Step 4: Generate a Test Alert
Alerts are generated off log messages. The easiest way to generate a test alert is to inject a fake log message. Here is an example of injecting a crash error into the PostgreSQL log:
bash
kubectl exec -it ybinst-<instance-name>-0 -n <namespace> -c ybinst-pg -- bash -c "echo 'ALERT: PG exited' > /proc/1/fd/1"
Diagnosing Problems
In the case of a malformed JSON document, or missing or malformed keys in the document, errors will be posted to the Yellowbrick Operator logs. To inspect the Operator logs, use the following command:
bash
kubectl logs -l app=yb-operator -n <operator_namespace> -f | grep yb-monitoring-secret
An example of an error due to malformed JSON looks something like this:
txt
2024-01-02T03:04:05Z ERROR Secret.Monitoring Invalid alterting configuration: unable to deserialize the configuration, it might not be a valid json {"namespace": "monitoring", "name": "yb-monitoring-secret", "error": "unexpected end of JSON input"}
In the case of issues sending an alert, errors will be posted to the Alertmanager logs. To inspect the Alertmanager logs, first find the pod name and then retrieve the logs as follows:
bash
kubectl get pod -l component=alertmanager -n monitoring
kubectl logs <pod_name_from_above_command> -n monitoring -f prometheus-alertmanager
An example of errors sending alerts to Slack and Opsgenie respectively look something like this:
txt
ts=2024-08-22T03:43:18.613Z caller=dispatch.go:353 level=error component=dispatcher msg="Notify for alerts failed" num_alerts=1 err="default-slack-receiver/slack[0]: notify retry canceled due to unrecoverable error after 1 attempts: channel \"#alerts\": unexpected status code 404: no_team"

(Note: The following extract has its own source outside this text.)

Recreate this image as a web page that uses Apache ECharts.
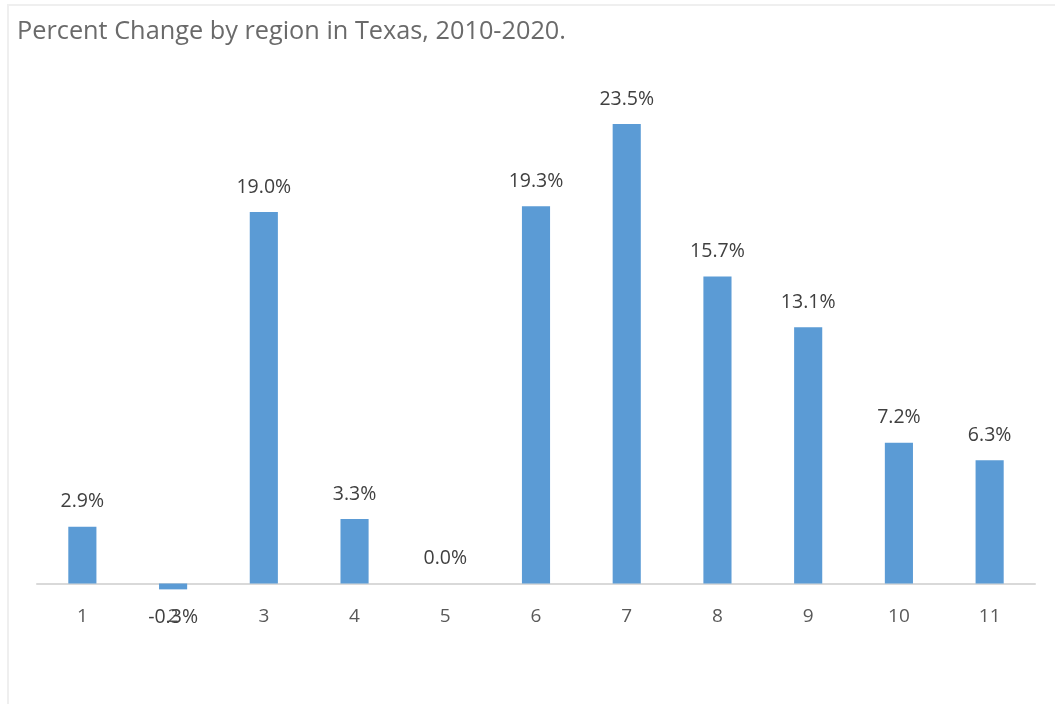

ts=2024-08-22T03:43:18.692Z caller=dispatch.go:353 level=error component=dispatcher msg="Notify for alerts failed" num_alerts=1 err="team-pager/opsgenie[0]: notify retry canceled due to unrecoverable error after 1 attempts: unexpected status code 422: {\"message\":\"Key format is not valid!\",\"took\":0.001,\"requestId\":\"d36de5df-7e94-40cb-b09a-d274e14aad48\"}"
Disabling Alerting
To completely disable alerting, you can just delete the secret. To do so, use the following command:
bash
kubectl delete secret yb-monitoring-secret -n monitoring